Tak ada jiwa yang dapat menyangka, jika badai cinta menggelora di dada.
Cerita roman yang penuh puisi cinta dan pengorbanan, menjadi inspirasi para pemuja cinta, yang rela mengorbankan hidupnya demi cita-cita absurd yang bertema cinta.
Persis cerita shakespeare tentang Romeo & Juliet yang berujung bunuh diri karena tak sudi menyerah atas perjuangan cintanya, cerita film Titanic tentang Rose DeWitt & Jack Dawson, yang "gagal" mewujudkan cinta mereka dan tenggelam bersama Titanic yang perkasa, cerita epik, romantik ini selalu menjadi contoh khayal para pemujanya, yang selalu mengagungkan cita-cita cinta mereka.
Laskar cinta, rekaan Dhani Ahmad, adalah salah satu lagu yang banyak digandrungi orang karena nada dan liriknya yang seolah meng-kampanyekan keagungan cinta.
Banyak orang yang tergelincir kedalam kekufuran karena api cinta yang menyala-nyala. Banyak orang tersesat dari jalan surga, karena tipu daya syahwat yang berbungkus cinta.
Banyak orang yang termehe-mehe (baca: melankolis, mengurai air mata) ketika mendengarkan lagu-lagu Chrisye bertemakan cinta.

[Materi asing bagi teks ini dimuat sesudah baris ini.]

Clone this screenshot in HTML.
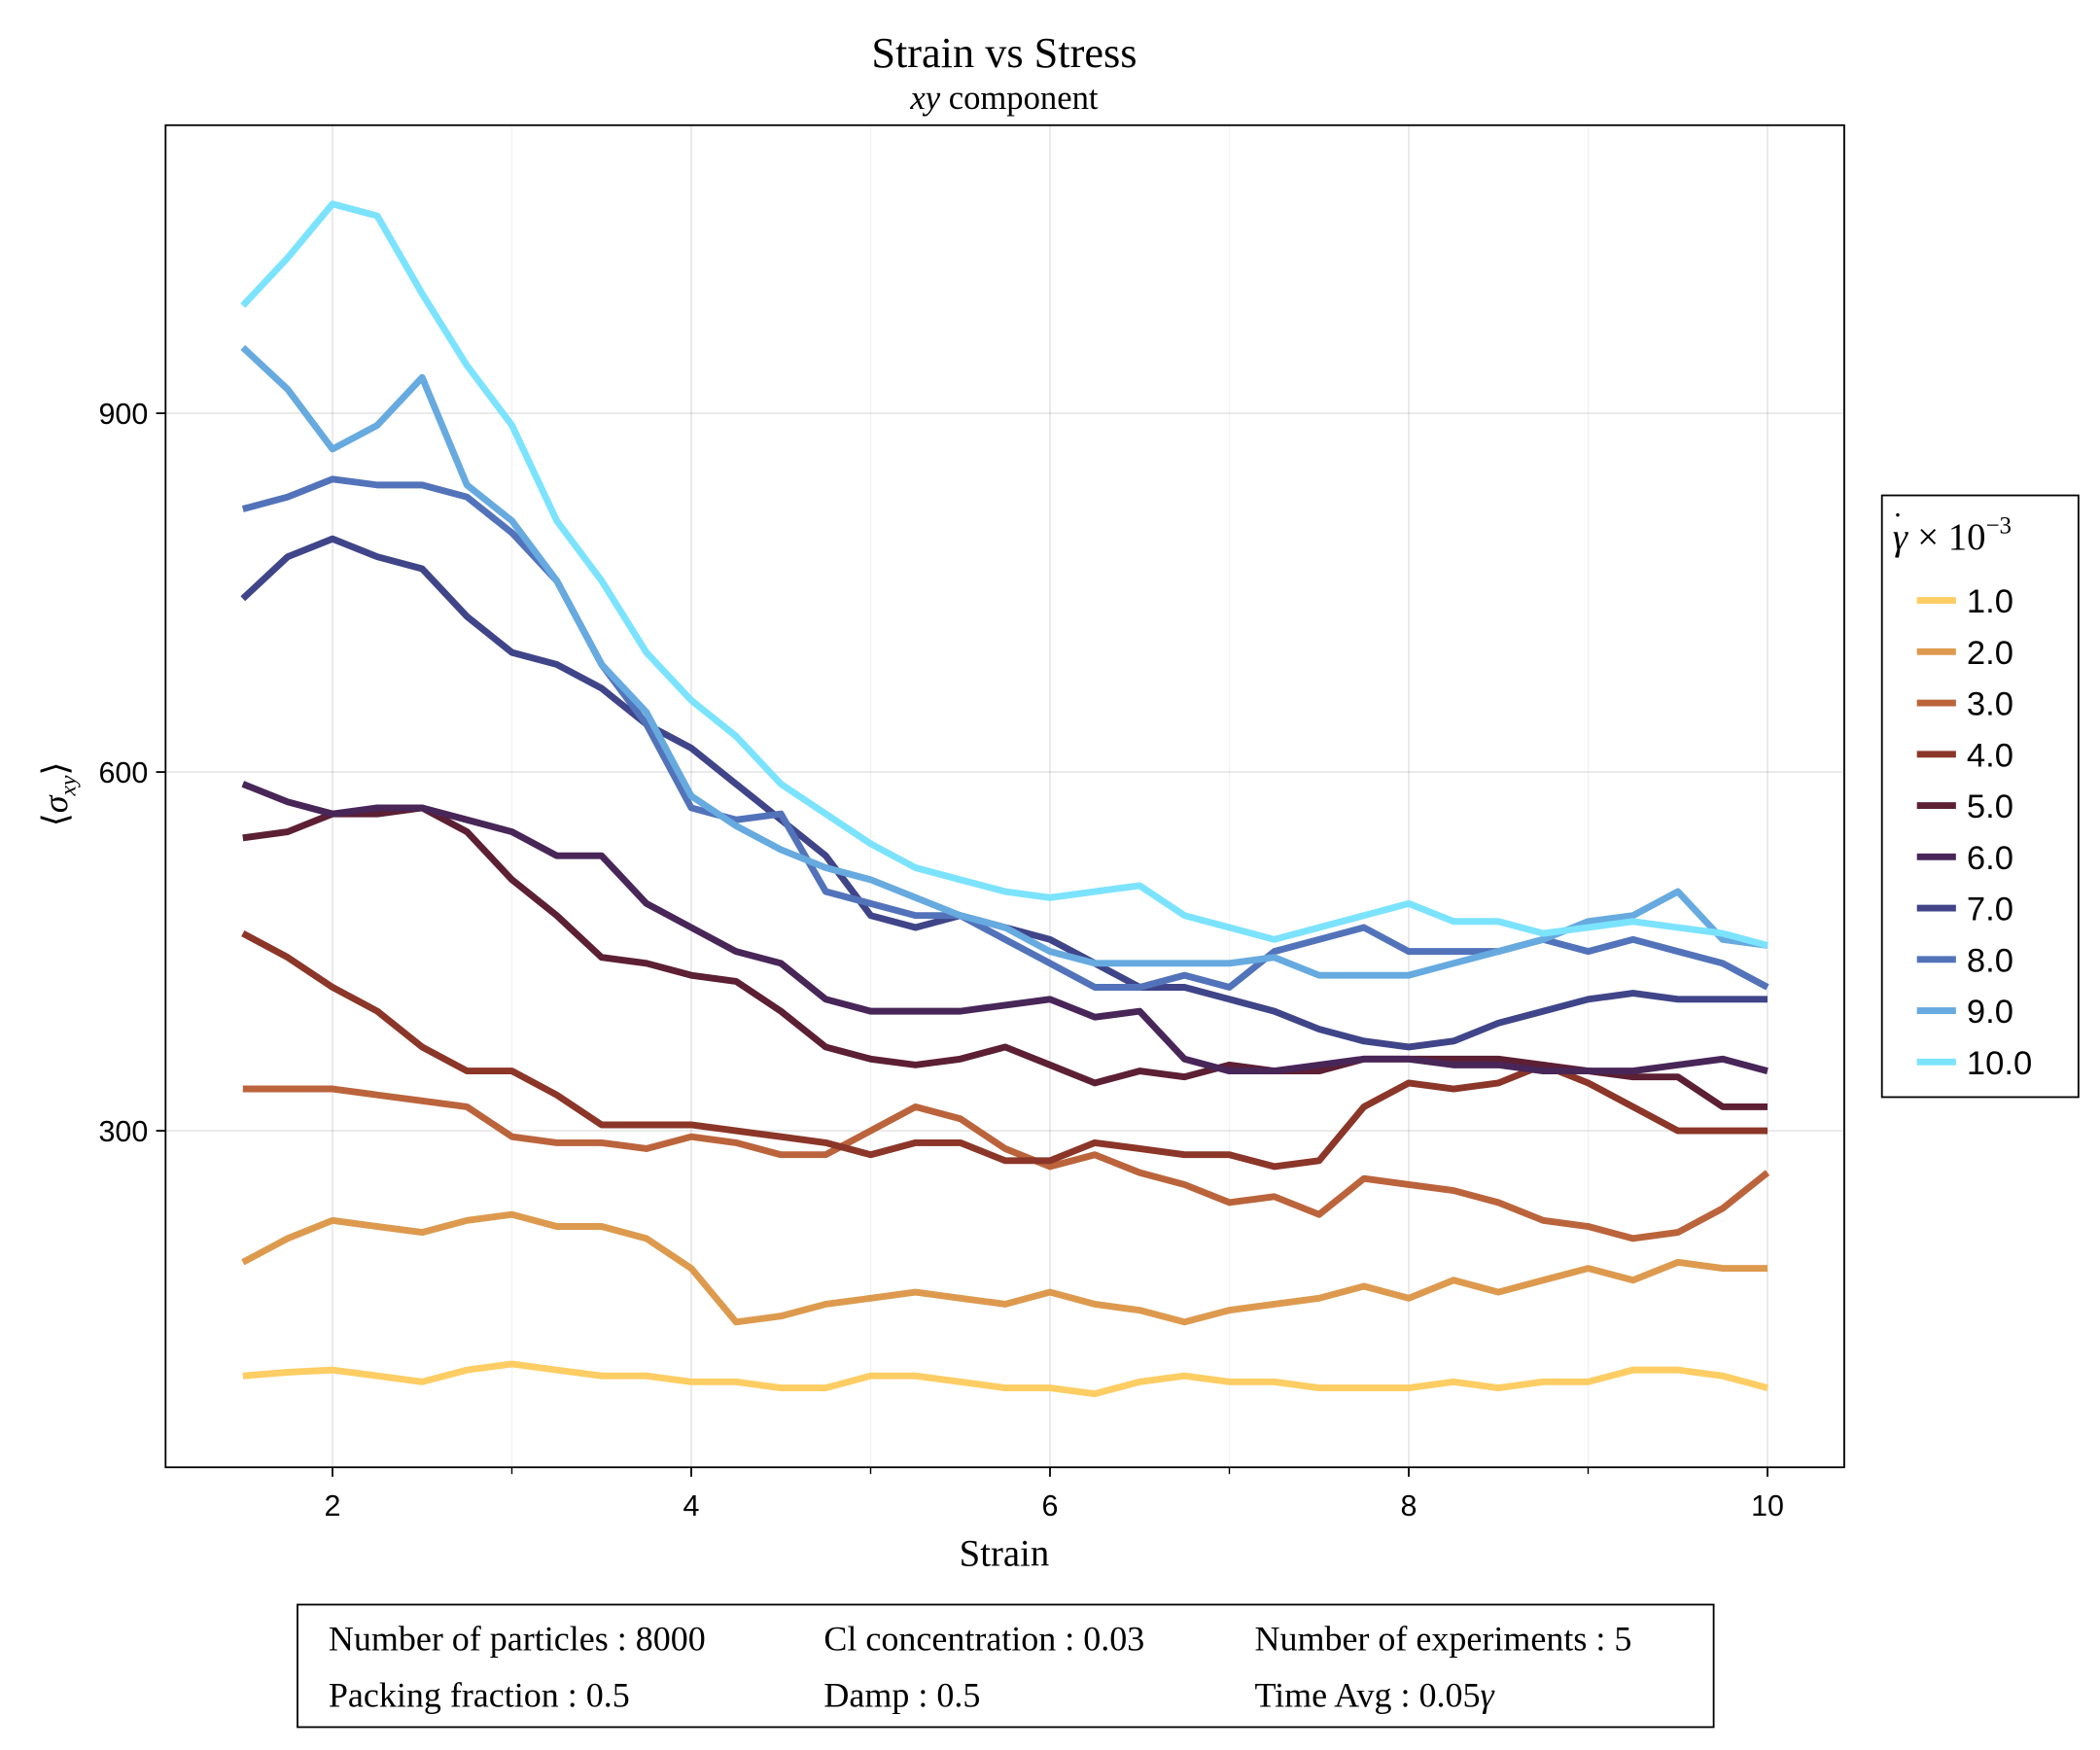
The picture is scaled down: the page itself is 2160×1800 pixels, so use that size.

Padahal, cinta sejati seorang muslim adalah cintanya terhadap Allah SWT dan Rasul. Apapun yang diperbuatnya, selalu menginginkan pertemuannya dengan Allah &Rasul di akhirat kelak. Cinta yang berlandaskan keimanan, seolah mengorbankan keluhuran jiwa dan kemurnian hati, yang dinamakan cinta. Padahal cinta terhadap kekasih hati, belahan jiwa, tumpuan asa, tidak pernah diharamkan oleh agama. Tetapi itu semua haruslah demi meningkatkan keimanan dan ketakwaan terhadap Sang Pecipta, Allah Robb Al Amin.
Laila Majnun hanyalah sebuah kisah cinta sepasang manusia biasa, yang mungkin menerpa kita juga. Tak perlu kita mengagungkan perjuangan cintanya karena hal itu sama saja menggugat takdir yang diberikan Allah.
Cinta adalah bumbu kehidupan yang menjadikan indahnya perjalanan hidup manusia.
Cinta bukanlah tujuan dari keberadaan manusia di dunia, bukan pula akhir dari perjuangan di alam fana. Cinta hanyalah kendaraan untuk meraih kebahagiaan sejati, yaitu keridloan Allah untuk mendapatkan surga, yang luasnya seluas bumi dan langit.